--- Start Source data ---
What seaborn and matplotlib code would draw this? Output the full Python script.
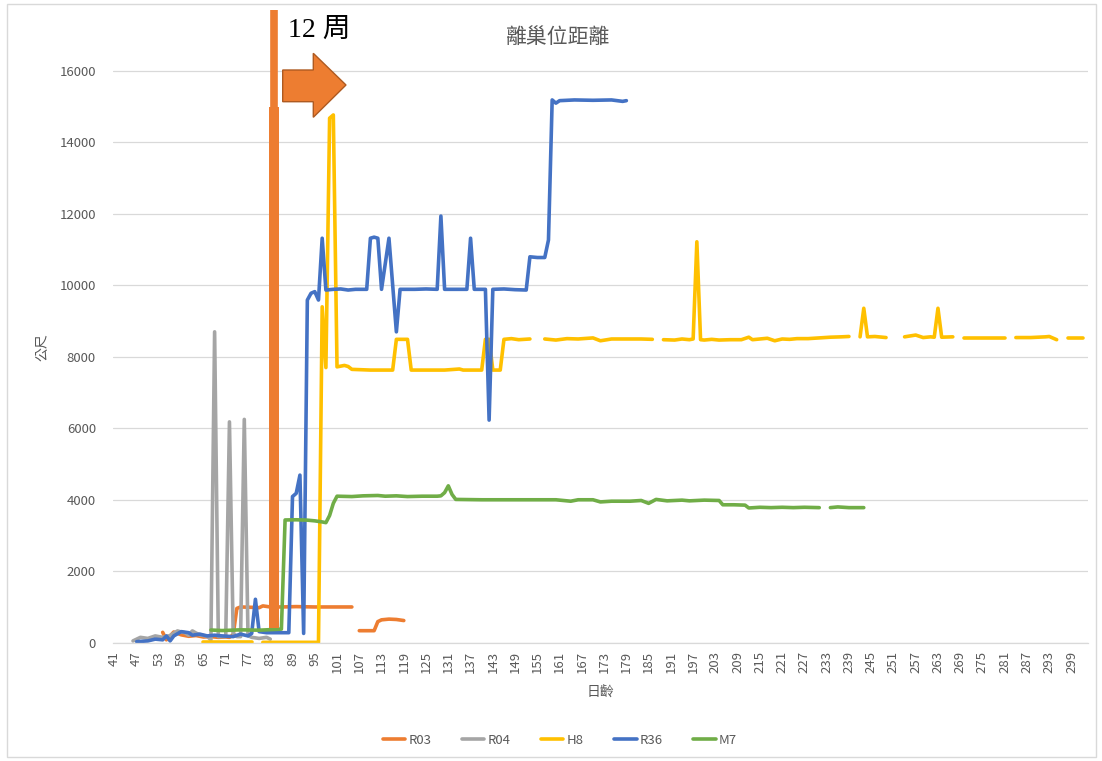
import numpy as np
import pandas as pd
import seaborn as sns
import matplotlib.pyplot as plt
from matplotlib.patches import Polygon, Rectangle
from matplotlib.lines import Line2D

nan = np.nan

# ---- data: day of age -> distance from nest (m); NaN marks a missing day ----
r03_days = [54, 55, 57, 59, 61, 63, 65, 67, 69, 71, 72, 73, 74, 75, 78, 80, 81, 83, 86, 90, 95, 100, 105,
            106, 107, 111, 112, 113, 115, 117, 119]
r03_vals = [290, 80, 300, 220, 180, 200, 160, 170, 150, 160, 150, 220, 960, 1000, 990, 980, 1030, 1000, 1000,
            1010, 1000, 1000, 1000, nan, 336, 336, 590, 640, 660, 650, 620]

r04_days = [46, 48, 50, 52, 54, 56, 58, 59, 60, 61, 62, 63, 64, 65, 66, 67, 68, 69, 70, 71, 72, 73, 74, 75,
            76, 77, 78, 80, 82, 83]
r04_vals = [50, 150, 120, 190, 150, 200, 330, 300, 280, 210, 330, 270, 220, 200, 180, 80, 8700, 170, 170, 170,
            6180, 260, 170, 170, 6250, 200, 150, 120, 150, 100]

h8_days = [65, 78, 79, 81, 96, 97, 98, 99, 100, 101, 102, 103, 104, 105, 110, 116, 117, 120, 121, 130, 134,
           135, 140, 141, 142, 143, 145, 146, 148, 150, 153, 154,
           157, 160, 163, 166, 170, 172, 175, 180, 183, 186, 187,
           189, 192, 194, 196, 197, 198, 199, 200, 202, 204, 207, 210, 212, 213, 215, 217, 219, 221, 223, 225,
           228, 231, 234, 237, 239, 240,
           242, 243, 244, 246, 249, 250,
           254, 257, 259, 261, 262, 263, 264, 267, 268,
           270, 275, 281, 282,
           284, 288, 292, 293, 295, 296,
           298, 302]
h8_vals = [10, 10, nan, 10, 10, 9400, 7700, 14680, 14770, 7720, 7740, 7760, 7730, 7650, 7630, 7630, 8490,
           8490, 7630, 7630, 7660, 7630, 7630, 8490, 8490, 7630, 7630, 8490, 8510, 8480, 8500, nan,
           8500, 8470, 8510, 8500, 8530, 8450, 8500, 8500, 8500, 8490, nan,
           8480, 8470, 8500, 8480, 8500, 11220, 8480, 8470, 8490, 8470, 8480, 8480, 8550, 8480, 8500, 8520,
           8450, 8500, 8490, 8510, 8510, 8530, 8550, 8560, 8570, nan,
           8560, 9360, 8560, 8570, 8540, nan,
           8560, 8610, 8540, 8560, 8550, 9360, 8550, 8560, nan,
           8540, 8540, 8540, nan,
           8540, 8540, 8560, 8570, 8480, nan,
           8540, 8540]

r36_days = [47, 50, 52, 54, 55, 56, 57, 59, 61, 62, 64, 66, 68, 70, 73, 75, 77, 78, 79, 80, 82, 88, 89, 90,
            91, 92, 93, 94, 95, 96, 97, 98, 100, 102, 104, 106, 109, 110, 111, 112, 113, 115, 117, 118,
            122, 125, 128, 129, 130, 133, 136, 137, 138, 141, 142, 143, 146, 149, 152, 153, 155, 157, 158,
            159, 160, 161, 165, 170, 175, 178, 179]
r36_vals = [30, 50, 100, 80, 190, 50, 190, 310, 280, 210, 240, 190, 210, 190, 170, 240, 190, 260, 1215, 310,
            280, 280, 4090, 4180, 4690, 260, 9590, 9780, 9825, 9590, 11320, 9870, 9890, 9900, 9870, 9890,
            9890, 11320, 11350, 11320, 9890, 11320, 8700, 9890, 9890, 9900, 9890, 11940, 9890, 9890, 9890,
            11320, 9890, 9890, 6230, 9890, 9900, 9880, 9870, 10800, 10780, 10780, 11270, 15190, 15100,
            15170, 15190, 15180, 15190, 15150, 15170]

m7_days = [67, 70, 75, 80, 86, 87, 90, 93, 95, 97, 98, 99, 100, 101, 105, 108, 112, 114, 117, 120, 124, 128,
           129, 130, 131, 132, 133, 140, 150, 160, 164, 166, 170, 172, 175, 180, 183, 185, 187, 190, 194,
           196, 200, 204, 205, 208, 211, 212, 215, 218, 221, 224, 227, 231, 232,
           234, 236, 239, 243]
m7_vals = [355, 340, 360, 350, 380, 3435, 3440, 3430, 3410, 3380, 3360, 3560, 3900, 4100, 4090, 4110, 4120,
           4100, 4110, 4090, 4100, 4100, 4110, 4200, 4390, 4150, 4010, 4000, 4000, 4000, 3960, 4000, 4000,
           3940, 3960, 3960, 3980, 3900, 4010, 3970, 3990, 3970, 3990, 3980, 3860, 3860, 3850, 3770, 3790,
           3780, 3790, 3780, 3790, 3780, nan,
           3780, 3800, 3780, 3780]

series_names = ['R03', 'R04', 'H8', 'R36', 'M7']
series_data = {
    'R03': (r03_days, r03_vals),
    'R04': (r04_days, r04_vals),
    'H8': (h8_days, h8_vals),
    'R36': (r36_days, r36_vals),
    'M7': (m7_days, m7_vals),
}
colors = ['#ED7D31', '#A5A5A5', '#FFC000', '#4472C4', '#70AD47']
palette = dict(zip(series_names, colors))

x_first, x_last, x_step = 41, 299, 6
y_ticks = [0, 2000, 4000, 6000, 8000, 10000, 12000, 14000, 16000]
week12_day = 12 * 7

# long-form table; every run between missing days becomes its own unit so the line breaks there
rows = []
for name in series_names:
    days, vals = series_data[name]
    seg = 0
    for d, v in zip(days, vals):
        if np.isnan(v):
            seg += 1
            continue
        rows.append({'series': name, 'seg': f'{name}-{seg}', 'day': d, 'value': v})
df = pd.DataFrame(rows)

sns.set_theme(style='white')
plt.rcParams['font.family'] = ['Noto Sans CJK TC', 'DejaVu Sans']

W, H = 1102, 761
fig = plt.figure(figsize=(W / 100, H / 100), dpi=100)
fig.patch.set_facecolor('white')

# plot area in pixel terms
px_left, px_right, px_zero, px_top = 112.6, 1088.2, 642.7, 2.0
val_per_px = 16000 / (642.7 - 71.0)
ax = fig.add_axes([px_left / W, 1 - px_zero / H, (px_right - px_left) / W, (px_zero - px_top) / H])

sns.lineplot(data=df, x='day', y='value', hue='series', hue_order=series_names, units='seg',
             estimator=None, sort=False, palette=palette, linewidth=2.6, legend=False, ax=ax,
             solid_capstyle='round', solid_joinstyle='round')

ax.set_xlim(40.5, 303.5)
ax.set_ylim(0, (px_zero - px_top) * val_per_px)
ax.set_yticks(y_ticks)
ax.set_xticks(list(range(x_first, x_last + 1, x_step)))
ax.set_xticklabels([str(v) for v in range(x_first, x_last + 1, x_step)], rotation=90)
ax.grid(axis='y', color='#D9D9D9', linewidth=0.9)
ax.grid(axis='x', visible=False)
for s in ['top', 'right', 'left']:
    ax.spines[s].set_visible(False)
ax.spines['bottom'].set_color('#D9D9D9')
ax.spines['bottom'].set_linewidth(0.9)
ax.tick_params(axis='both', length=0, colors='#595959', labelsize=9.5)
ax.tick_params(axis='y', pad=12)
ax.tick_params(axis='x', pad=6)

ax.set_xlabel('日齡', fontsize=10, color='#595959')
ax.xaxis.set_label_coords(0.5, (px_zero - 692) / (px_zero - px_top))
ax.xaxis.label.set_va('center')
ax.set_ylabel('公尺', fontsize=10, color='#595959')
ax.yaxis.set_label_coords((42 - px_left) / (px_right - px_left), (px_zero - 347) / (px_zero - px_top))
ax.yaxis.label.set_va('center')
ax.yaxis.label.set_ha('center')

fig.text(558 / W, 1 - 37 / H, '離巢位距離', ha='center', va='center', fontsize=15, color='#595959')

# 12-week marker
ax.plot([week12_day, week12_day], [400, 14990], color='#ED7D31', linewidth=7.2,
        solid_capstyle='butt', zorder=10)
ax.plot([week12_day, week12_day], [14990, 17700], color='#ED7D31', linewidth=5.5,
        solid_capstyle='butt', zorder=10)
arrow_px = [(282.7, 70), (313.3, 70), (313.3, 53.3), (346, 85), (313.3, 117.3), (313.3, 101.7),
            (282.7, 101.7)]
fig.add_artist(Polygon([(x / W, 1 - y / H) for x, y in arrow_px], closed=True,
                       facecolor='#ED7D31', edgecolor='#AE5A21', linewidth=1.0,
                       transform=fig.transFigure, zorder=11))
fig.text(288 / W, 1 - 37 / H, '12 周', fontsize=20, color='black', va='baseline', ha='left',
         family=['Liberation Serif', 'Noto Sans CJK TC'])

# legend below the plot
handles = [Line2D([0], [0], color=palette[n], linewidth=2.6) for n in series_names]
fig.legend(handles, series_names, loc='center', bbox_to_anchor=(560 / W, 1 - 740 / H), ncol=5,
           frameon=False, fontsize=9.5, handlelength=1.7, handletextpad=0.25, columnspacing=2.3,
           labelcolor='#595959')

# chart-area border
fig.add_artist(Rectangle((7 / W, 1 - 757 / H), (1096 - 7) / W, (757 - 4) / H, fill=False,
                         edgecolor='#D9D9D9', linewidth=1.0, transform=fig.transFigure))

fig.savefig('out.png', dpi=100)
--- End Source data ---
Objective:
Leave out the pictures, then repeat the listing above exactly from its first line to the line with "6180, 260, 170, 170, 6250, 200, 150, 120, 150, 100]", inclusive.

Solution for this exercise:
What seaborn and matplotlib code would draw this? Output the full Python script.
import numpy as np
import pandas as pd
import seaborn as sns
import matplotlib.pyplot as plt
from matplotlib.patches import Polygon, Rectangle
from matplotlib.lines import Line2D

nan = np.nan

# ---- data: day of age -> distance from nest (m); NaN marks a missing day ----
r03_days = [54, 55, 57, 59, 61, 63, 65, 67, 69, 71, 72, 73, 74, 75, 78, 80, 81, 83, 86, 90, 95, 100, 105,
            106, 107, 111, 112, 113, 115, 117, 119]
r03_vals = [290, 80, 300, 220, 180, 200, 160, 170, 150, 160, 150, 220, 960, 1000, 990, 980, 1030, 1000, 1000,
            1010, 1000, 1000, 1000, nan, 336, 336, 590, 640, 660, 650, 620]

r04_days = [46, 48, 50, 52, 54, 56, 58, 59, 60, 61, 62, 63, 64, 65, 66, 67, 68, 69, 70, 71, 72, 73, 74, 75,
            76, 77, 78, 80, 82, 83]
r04_vals = [50, 150, 120, 190, 150, 200, 330, 300, 280, 210, 330, 270, 220, 200, 180, 80, 8700, 170, 170, 170,
            6180, 260, 170, 170, 6250, 200, 150, 120, 150, 100]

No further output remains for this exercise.